Even with the clear link between past abuse at the hands of a particular caste and the retribution Devi’s gang wrought, the film’s stance on Devi’s actions and the film’s sympathies towards her remain ambiguous. There is a point to the life of Phoolan Devi, but the filmmakers seem uncertain of what that is. Our sympathies are raised and then questioned within a few scenes of each other. In some moments, it seems as though her life is being glorified, to turn her into the goddess people call her through the film, and other times it seems as though her life is a cautionary tale, capable of repressing those who might have the instinct to speak out (against colonialism, against caste) by saying: Look at this woman who spoke out in the way you want to. Look at how she was beaten and abused. This could easily happen to you as well.
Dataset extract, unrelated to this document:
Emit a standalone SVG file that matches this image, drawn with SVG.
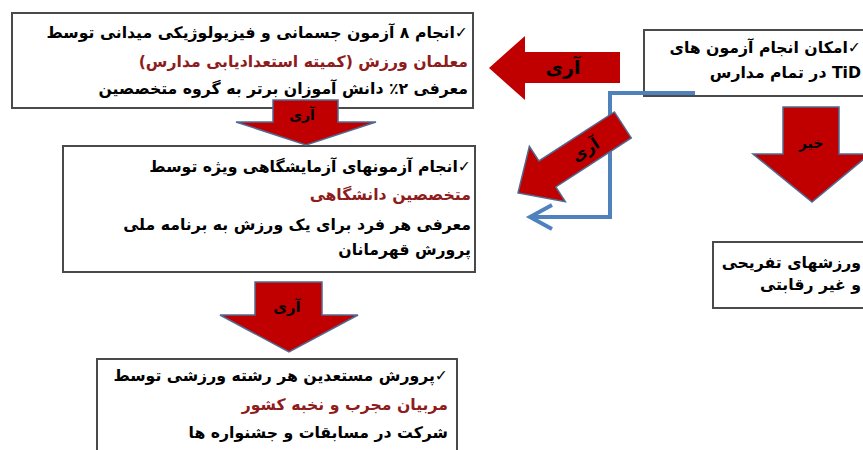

Thinking about the film, however, it becomes clear for me that Bandit Queen questions the responsibility of the observer, the viewer, both ithin the context of the film itself and in the meta-sense of the film itself. In viewing this film and questioning the way it depicts Devi’s life, are we perpetuating some of the same abuse she suffered in her lifetime?

Phoolan Devi died in 2001. She was shot multiple times. At the time, she was a member of the Indian Parliament. Her assassin’s trial and sentencing took place over a ten year period. He was sentenced to life imprisonment in 2014. Several Bollywood producers and actors have expressed an interest to meet with him to discuss a sequel film, tentatively titled The End of Bandit Queen.